*Goal of the exercise*.
Begin with the first line and repeat exactly through the line containing "const allValues = [fy1, fy2, fy3, fy4];"; leave every image out.
>> Start Data shown
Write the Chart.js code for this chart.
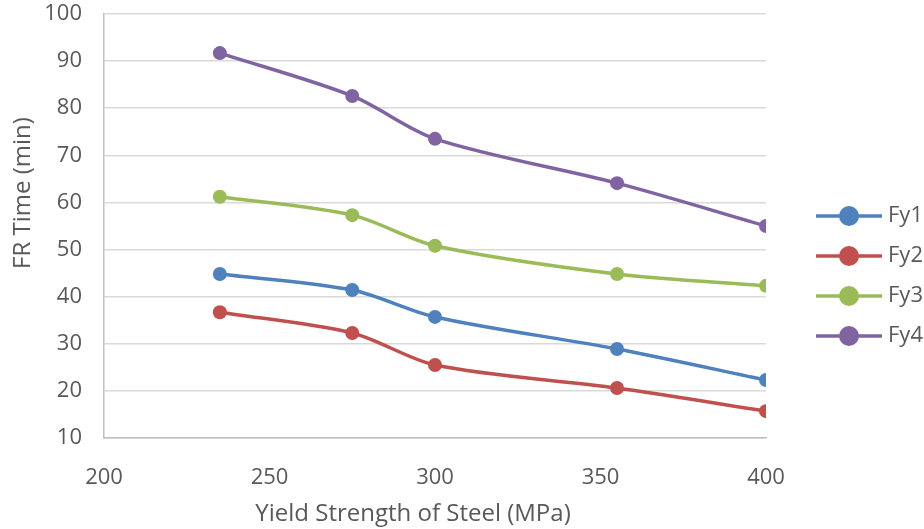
<!DOCTYPE html>
<html>
<head>
<meta charset="utf-8">
<script src="https://cdn.jsdelivr.net/npm/chart.js@4.4.1/dist/chart.umd.min.js"></script>
<style>
  html, body { margin: 0; padding: 0; background: #fff; }
  #wrap { width: 924px; height: 529px; position: relative; }
</style>
</head>
<body>
<div id="wrap"><canvas id="frChart"></canvas></div>
<script>
// yield strength (MPa) on x, fire resistance time (min) on y
const yieldStrength = [235, 275, 300, 355, 400];
const fy1 = [44.8, 41.4, 35.7, 28.9, 22.3];
const fy2 = [36.7, 32.3, 25.5, 20.6, 15.7];
const fy3 = [61.2, 57.3, 50.8, 44.8, 42.3];
const fy4 = [91.7, 82.6, 73.5, 64.1, 55.0];
const seriesNames = ['Fy1', 'Fy2', 'Fy3', 'Fy4'];
const seriesColors = ['#4F81BD', '#C0504D', '#9BBB59', '#8064A2'];
const xTicks = [200, 250, 300, 350, 400];
const yTicks = [10, 20, 30, 40, 50, 60, 70, 80, 90, 100];
const xTitle = 'Yield Strength of Steel (MPa)';
const yTitle = 'FR Time (min)';

const textColor = '#595959';
const fontFamily = '"Open Sans", "Liberation Sans", sans-serif';

function toPoints(values) {
    return values.map((v, i) => ({ x: yieldStrength[i], y: v }));
}

const allValues = [fy1, fy2, fy3, fy4];

// legend drawn like Excel: short line with a dot in the middle
const lineLegend = {
    id: 'lineLegend',
    afterDraw(chart) {
        const ctx = chart.ctx;
        const area = chart.chartArea;
        const x0 = area.right + 50;
        const lineLen = 66;
        ctx.save();
        chart.data.datasets.forEach((ds, i) => {
            const y = 216 + i * 40;
            ctx.strokeStyle = ds.borderColor;
            ctx.lineWidth = 3.5;
            ctx.beginPath();
            ctx.moveTo(x0, y);
            ctx.lineTo(x0 + lineLen, y);
            ctx.stroke();
            ctx.fillStyle = ds.borderColor;
            ctx.beginPath();
            ctx.arc(x0 + lineLen / 2, y, 10, 0, Math.PI * 2);
            ctx.fill();
            ctx.fillStyle = textColor;
            ctx.font = '22px ' + fontFamily;
            ctx.textBaseline = 'middle';
            ctx.textAlign = 'left';
            ctx.fillText(ds.label, x0 + lineLen + 6, y);
        });
        ctx.restore();
    }
};

// axis titles sit a bit off-centre in the original, so place them by hand
const axisTitles = {
    id: 'axisTitles',
    afterDraw(chart) {
        const ctx = chart.ctx;
        const area = chart.chartArea;
        ctx.save();
        ctx.fillStyle = textColor;
        ctx.font = '24px ' + fontFamily;
        ctx.textAlign = 'center';
        ctx.textBaseline = 'middle';
        ctx.fillText(xTitle, (area.left + area.right) / 2 - 22, 514);
        ctx.translate(23, (area.top + area.bottom) / 2 - 33);
        ctx.rotate(-Math.PI / 2);
        ctx.fillText(yTitle, 0, 0);
        ctx.restore();
    }
};

new Chart(document.getElementById('frChart'), {
    type: 'line',
    data: {
        datasets: seriesNames.map((name, i) => ({
            label: name,
            data: toPoints(allValues[i]),
            borderColor: seriesColors[i],
            backgroundColor: seriesColors[i],
            borderWidth: 3.5,
            pointRadius: 7,
            pointHoverRadius: 7,
            pointBorderWidth: 0,
            tension: 0.3,
            fill: false
        }))
    },
    options: {
        responsive: true,
        maintainAspectRatio: false,
        animation: false,
        layout: { padding: { top: 14, right: 158, left: 0, bottom: 0 } },
        plugins: {
            legend: { display: false },
            tooltip: { enabled: false }
        },
        scales: {
            x: {
                type: 'linear',
                min: 200,
                max: 400,
                afterBuildTicks: (scale) => { scale.ticks = xTicks.map(v => ({ value: v })); },
                afterFit: (scale) => {
                    scale.height = 91;
                    scale.paddingLeft = 0;
                    scale.paddingRight = 0;
                },
                grid: { display: false, drawTicks: false },
                border: { display: true, color: '#BFBFBF', width: 1.5 },
                ticks: {
                    padding: 27,
                    color: textColor,
                    font: { family: fontFamily, size: 22 },
                    maxRotation: 0
                },
                title: { display: false }
            },
            y: {
                min: 10,
                max: 100,
                afterBuildTicks: (scale) => { scale.ticks = yTicks.map(v => ({ value: v })); },
                afterFit: (scale) => {
                    scale.width = 104;
                    scale.paddingTop = 0;
                    scale.paddingBottom = 0;
                },
                grid: { color: '#D9D9D9', lineWidth: 1.5, drawTicks: false },
                border: { display: true, color: '#BFBFBF', width: 1.5 },
                ticks: {
                    padding: 22,
                    color: textColor,
                    font: { family: fontFamily, size: 22 }
                },
                title: { display: false }
            }
        }
    },
    plugins: [lineLegend, axisTitles]
});
</script>
</body>
</html>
>> End Data shown
*Exercise response*.
Write the Chart.js code for this chart.
<!DOCTYPE html>
<html>
<head>
<meta charset="utf-8">
<script src="https://cdn.jsdelivr.net/npm/chart.js@4.4.1/dist/chart.umd.min.js"></script>
<style>
  html, body { margin: 0; padding: 0; background: #fff; }
  #wrap { width: 924px; height: 529px; position: relative; }
</style>
</head>
<body>
<div id="wrap"><canvas id="frChart"></canvas></div>
<script>
// yield strength (MPa) on x, fire resistance time (min) on y
const yieldStrength = [235, 275, 300, 355, 400];
const fy1 = [44.8, 41.4, 35.7, 28.9, 22.3];
const fy2 = [36.7, 32.3, 25.5, 20.6, 15.7];
const fy3 = [61.2, 57.3, 50.8, 44.8, 42.3];
const fy4 = [91.7, 82.6, 73.5, 64.1, 55.0];
const seriesNames = ['Fy1', 'Fy2', 'Fy3', 'Fy4'];
const seriesColors = ['#4F81BD', '#C0504D', '#9BBB59', '#8064A2'];
const xTicks = [200, 250, 300, 350, 400];
const yTicks = [10, 20, 30, 40, 50, 60, 70, 80, 90, 100];
const xTitle = 'Yield Strength of Steel (MPa)';
const yTitle = 'FR Time (min)';

const textColor = '#595959';
const fontFamily = '"Open Sans", "Liberation Sans", sans-serif';

function toPoints(values) {
    return values.map((v, i) => ({ x: yieldStrength[i], y: v }));
}

const allValues = [fy1, fy2, fy3, fy4];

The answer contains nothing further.